19 Dec 2012: Post Hit Piece on Hagel
Posted by: Frank Moraes
I've had my problems with the idea of Chuck Hagel as the new Defense Secretary. Why is it not possible to have a liberal? Why does Obama continue to try to court the right by having Republicans in his cabinet? But the Washington Post has a different take on this in an editorial, Chuck Hagel Is Not the Right Choice for Defense Secretary. According to them, Hagel is to the left of Obama, and that's a bad thing.So what are Hagel's sins? First, they claim that nominating a Republican is only done in the name of bipartisanship. Somehow they don't even consider that maybe Republicans of only a few years ago are now to the left of our current president. That can't be. Obama's choice of Hagel would only be to make nice with the right and so he apparently has to pick someone like Allen West.
The biggest problem for the Washington Post is that Hagel thinks going to war with Iran is a bad idea. "Mr. Obama may be forced to contemplate military action if Iran refuses to negotiate..." But the Post does not know how Hagel would act in that situation. Regardless, he would be pursuing Obama's agenda, not his own.
There's more. Hagel thinks the defense budget is bloated. This is indisputable. The military says the same thing. The only people who want to continue to throw more and more money at the Pentagon are chicken hawks like those at the Washington Post. Hagel, having actually been at war, thinks a little more carefully about these things.
What is most telling in the editorial is that it is filled with caveats. The truth is, even from their own perspective, they don't have the goods on Hagel. They just think that there are "other possible nominees who are considerably closer to the mainstream." The mainstream of the Villagers who the Post represents. This is nothing more than a hit job.
It isn't just because the Washington Post is conservative that people call it "Fox on 15th Street." But I guess we should be pleased that this article was put on the opinion page rather then on the front page where many of their editorials go.

JMF wrote:
1: Are we going to occupy the country? We can't do that. Not just morally/legally, we can't DO IT.
2: Are we going to bomb (or give Israel the OK to bomb) an enriching-uranium site? I'm no expert, and I don't know what that means, but I know that uranium is deadly poison, and downwind from Iran are Pakistan and India, two ostensible allies.
This is taking on the tone of LBJ's attitude towards Vietnam. LBJ wanted out, but knew Caving To Commies would be political suicide. I'm starting to feel we'll soon be attacking Iraq sheerly for the sake of momentum. Maybe all our wars started this way.
Note: today I had lunch with a semi-estranged brother (we're working on it.) He picked a Kurdish restaurant, which was excellent, and I asked him why he made such an obscure choice.
Well, when he was stationed in Iraq, he was put up north, where the Kurds lived, and he liked their food. He suggested that we should have gone to war, if we even needed going to war, by protecting the Kurds first and foremost.

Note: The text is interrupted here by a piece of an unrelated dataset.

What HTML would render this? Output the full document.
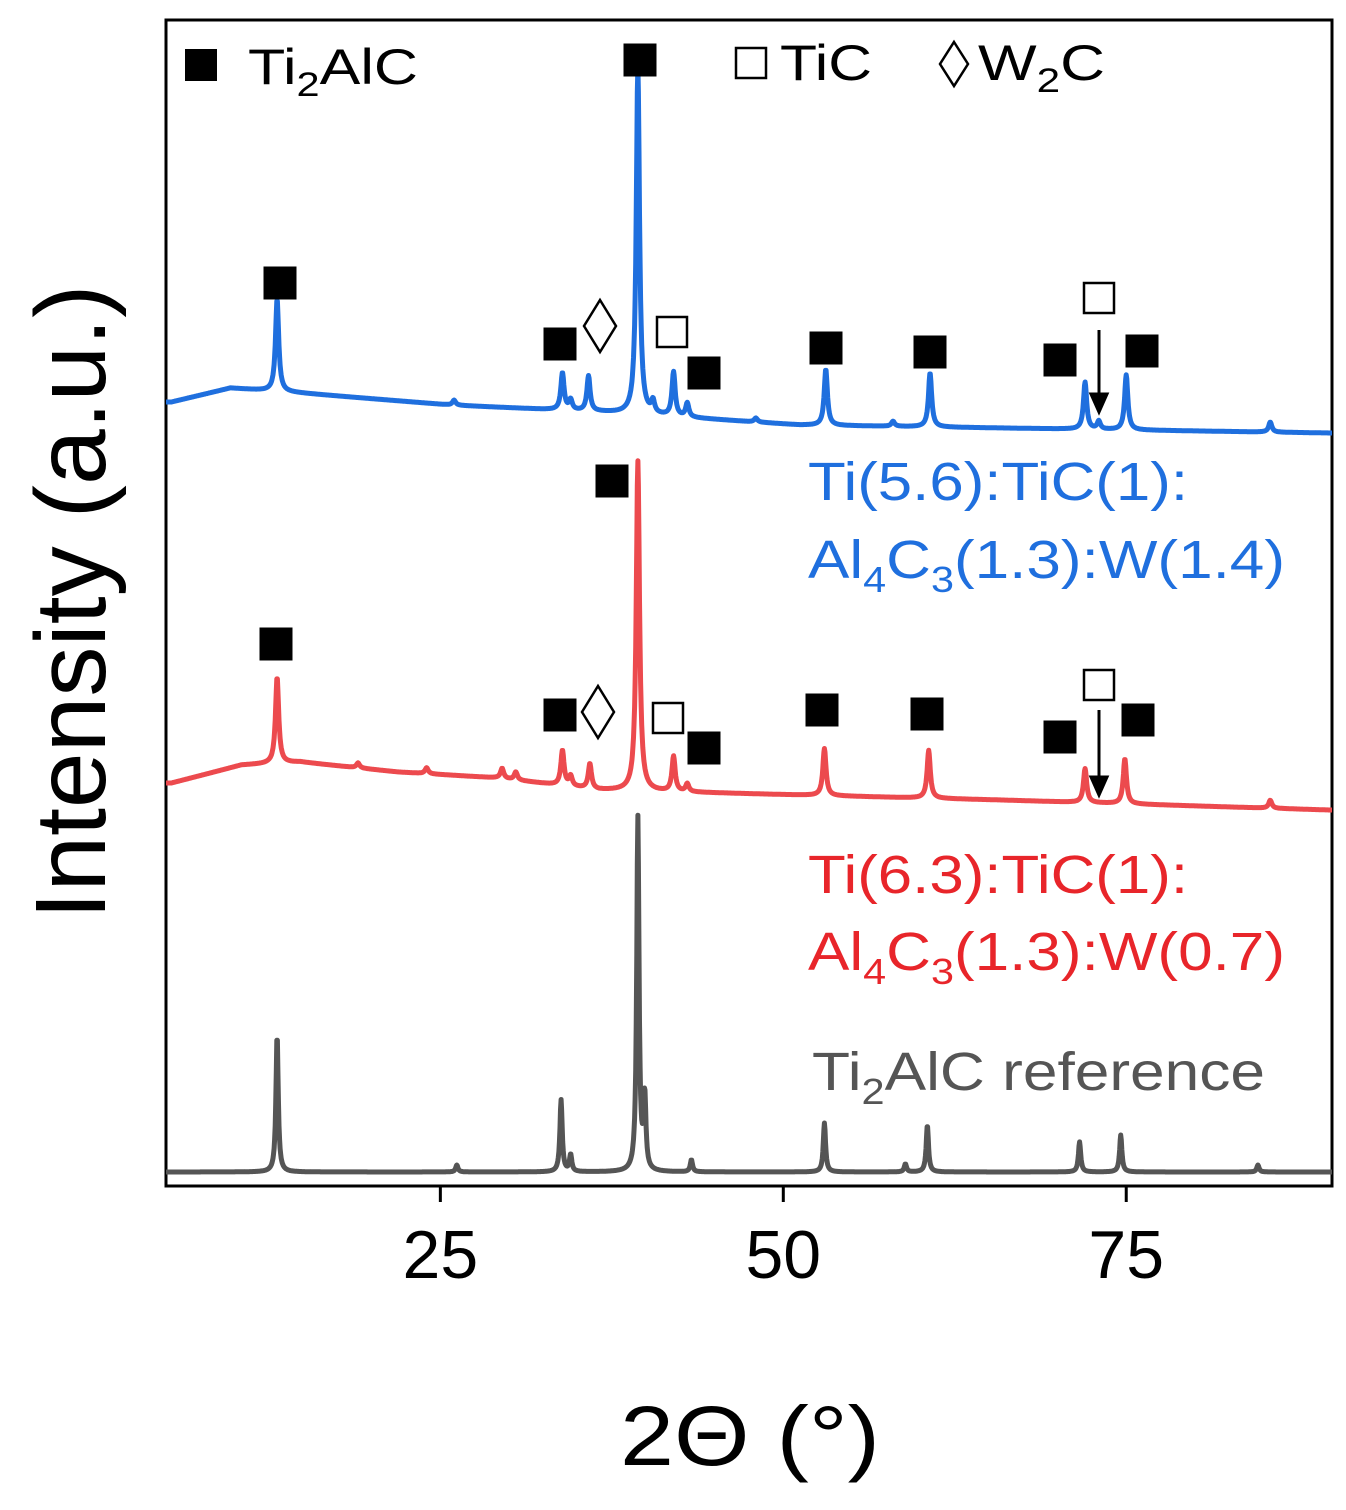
<!DOCTYPE html>
<html><head><meta charset="utf-8"><style>
body{margin:0;background:#fff}
svg{display:block;font-family:"Liberation Sans",Arial,sans-serif}
</style></head><body>
<svg id="chart" width="1346" height="1510" viewBox="0 0 1346 1510">
<rect x="166" y="20" width="1166" height="1166" fill="none" stroke="#000" stroke-width="3"/>
<g id="ticks"></g>
<g id="series"></g>
<g id="marks"></g>
<text x="105" y="602" transform="rotate(-90 105 602)" text-anchor="middle" font-size="100" textLength="635" lengthAdjust="spacingAndGlyphs">Intensity (a.u.)</text>
<text x="750" y="1465" text-anchor="middle" font-size="84" textLength="260" lengthAdjust="spacingAndGlyphs">2Θ (°)</text>
<g>
<rect x="185" y="49" width="32" height="32" fill="#000"/>
<text x="248" y="84" font-size="50" textLength="170" lengthAdjust="spacingAndGlyphs">Ti<tspan font-size="34" dy="12">2</tspan><tspan dy="-12">AlC</tspan></text>
<rect x="736" y="48" width="30" height="30" fill="none" stroke="#000" stroke-width="2.5"/>
<text x="780" y="80" font-size="50" textLength="92" lengthAdjust="spacingAndGlyphs">TiC</text>
<path d="M954 42 L968 64 L954 86 L940 64 Z" fill="none" stroke="#000" stroke-width="2.5"/>
<text x="978" y="80" font-size="50" textLength="127" lengthAdjust="spacingAndGlyphs">W<tspan font-size="34" dy="12">2</tspan><tspan dy="-12">C</tspan></text>
</g>
<g fill="#1f6fde" font-size="54">
<text x="808" y="500" textLength="380" lengthAdjust="spacingAndGlyphs">Ti(5.6):TiC(1):</text>
<text x="808" y="578" textLength="477" lengthAdjust="spacingAndGlyphs">Al<tspan font-size="36" dy="14">4</tspan><tspan dy="-14">C</tspan><tspan font-size="36" dy="14">3</tspan><tspan dy="-14">(1.3):W(1.4)</tspan></text>
</g>
<g fill="#e8252a" font-size="54">
<text x="808" y="893" textLength="380" lengthAdjust="spacingAndGlyphs">Ti(6.3):TiC(1):</text>
<text x="808" y="970" textLength="477" lengthAdjust="spacingAndGlyphs">Al<tspan font-size="36" dy="14">4</tspan><tspan dy="-14">C</tspan><tspan font-size="36" dy="14">3</tspan><tspan dy="-14">(1.3):W(0.7)</tspan></text>
</g>
<text x="812" y="1090" fill="#555" font-size="54" textLength="453" lengthAdjust="spacingAndGlyphs">Ti<tspan font-size="36" dy="14">2</tspan><tspan dy="-14">AlC reference</tspan></text>
</svg>
<script>
// x domain (2θ) and y domain (a.u.)
const xTicks=[25,50,75];
const grayBaseX=[5,90];
const grayBaseV=[14,14];
const grayPeakPos=[13.1,26.2,33.8,34.5,39.4,39.9,43.3,53.0,58.9,60.5,71.6,74.6,84.6];
const grayPeakH=[137,7,72,17,354,72,12,49,8,47,30,37,7];
const blueBaseX=[5,5.4,9.7,14.8,25.7,36.7,51.2,65.8,89.8,90];
const blueBaseV=[784,784,798,793,781,774,761,758,753,753];
const bluePeakPos=[13.1,26,33.9,34.5,35.8,39.4,40.5,42.0,43.0,48,53.1,58,60.7,72.0,73.0,75.0,85.5];
const bluePeakH=[92,5,37,10,35,348,12,44,14,4,56,5,54,47,8,55,10];
const redBaseX=[5,5.4,10.5,14.8,21.9,29.2,36.5,51.2,65.8,89.8,90];
const redBaseV=[403,403,421,424,414,408,396,391,386,376,376];
const redPeakPos=[13.1,19,24,29.5,30.5,33.9,34.5,35.9,39.4,42.0,43.0,53.0,60.6,72.0,74.9,85.5];
const redPeakH=[86,5,6,10,8,35,10,25,330,35,8,47,48,34,45,8];

const X0=166,X1=1332,Y0=1186,Y1=20;
const xs=v=>X0+(v-5)/(90-5)*(X1-X0);
const ys=v=>Y0-(v-0)/(1166-0)*(Y0-Y1);
const NS="http://www.w3.org/2000/svg";
function interp(xa,va,x){for(let i=0;i<xa.length-1;i++){if(x>=xa[i]&&x<=xa[i+1]){const t=(x-xa[i])/(xa[i+1]-xa[i]);return va[i]+t*(va[i+1]-va[i]);}}return va[va.length-1];}
function curve(bx,bv,pp,ph,w){let d="";for(let x=5;x<=90.001;x+=0.04){let v=interp(bx,bv,x);for(let i=0;i<pp.length;i++){const u=(x-pp[i])/w;v+=ph[i]/(1+u*u);}d+=(d?"L":"M")+xs(x).toFixed(1)+" "+ys(v).toFixed(1);}return d;}
const sg=document.getElementById("series");
function addPath(d,c,name){const p=document.createElementNS(NS,"path");p.setAttribute("d",d);p.setAttribute("fill","none");p.setAttribute("stroke",c);p.setAttribute("stroke-width","5");p.setAttribute("stroke-linejoin","round");


sg.appendChild(p);}
addPath(curve(grayBaseX,grayBaseV,grayPeakPos,grayPeakH,0.1),"#555","ti2alc-reference-line");
addPath(curve(redBaseX,redBaseV,redPeakPos,redPeakH,0.14),"#ec4a4e","red-sample-line");
addPath(curve(blueBaseX,blueBaseV,bluePeakPos,bluePeakH,0.14),"#1f6fde","blue-sample-line");
const tg=document.getElementById("ticks");
for(const t of xTicks){const l=document.createElementNS(NS,"line");l.setAttribute("x1",xs(t));l.setAttribute("x2",xs(t));l.setAttribute("y1",1186);l.setAttribute("y2",1202);l.setAttribute("stroke","#000");l.setAttribute("stroke-width","3");


tg.appendChild(l);
const tx=document.createElementNS(NS,"text");tx.setAttribute("x",xs(t));tx.setAttribute("y",1278);tx.setAttribute("text-anchor","middle");tx.setAttribute("font-size","68");tx.textContent=t;


tg.appendChild(tx);}
// markers: type, cx, cy
const markers=[["f",280,283],["f",560,344],["d",600,326],["f",640,60],["o",672,332],["f",704,373],["f",826,348],["f",930,352],["f",1060,360],["o",1099,298],["f",1142,351],
["f",276,644],["f",560,715],["d",598,712],["f",612,481],["o",668,718],["f",704,748],["f",822,710],["f",927,714],["f",1060,737],["o",1099,685],["f",1138,720]];
const mg=document.getElementById("marks");
for(const [t,cx,cy] of markers){let e;
if(t==="d"){e=document.createElementNS(NS,"path");e.setAttribute("d",`M${cx} ${cy-26}L${cx+16} ${cy}L${cx} ${cy+26}L${cx-16} ${cy}Z`);e.setAttribute("fill","none");e.setAttribute("stroke","#000");e.setAttribute("stroke-width","2.5");}
else{e=document.createElementNS(NS,"rect");const s=t==="f"?33:30;e.setAttribute("x",cx-s/2);e.setAttribute("y",cy-s/2);e.setAttribute("width",s);e.setAttribute("height",s);
if(t==="f")e.setAttribute("fill","#000");else{e.setAttribute("fill","#fff");e.setAttribute("stroke","#000");e.setAttribute("stroke-width","2.5");}}


mg.appendChild(e);}
for(const [y1,y2] of [[330,412],[710,795]]){const a=document.createElementNS(NS,"path");a.setAttribute("d",`M1099 ${y1}L1099 ${y2-14}M1091 ${y2-18}L1099 ${y2}L1107 ${y2-18}Z`);a.setAttribute("stroke","#000");a.setAttribute("stroke-width","3");a.setAttribute("fill","#000");


mg.appendChild(a);}
</script>
</body></html>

They were the only locals who wanted us there; if we needed local bases to secure our regional interests, we could have put them in Kurdish territory, like we did in South Korea.
Good point, I responded, but mentioned that Turkey is our major Caspian/energy ally and the Turks get cranky whenever anyone suggests that a population such as the Kurds even exists, given a brutal ethnic tension history.
"You're right," he said. End of argument. So someone with on-the-ground experience and someone who's just read analysis found a place to agree. The key is, although our sources of information differ, we share a belief in objective reality.
The Iran-war pimpers (like the Iraq-war pimpers) are utterly disengaged from reality; it gets in the way of their fantasies. There is no imaginable universe where attacking Iran makes sense to anyone, anywhere. Fantasy, I guess, is a hell of a drug.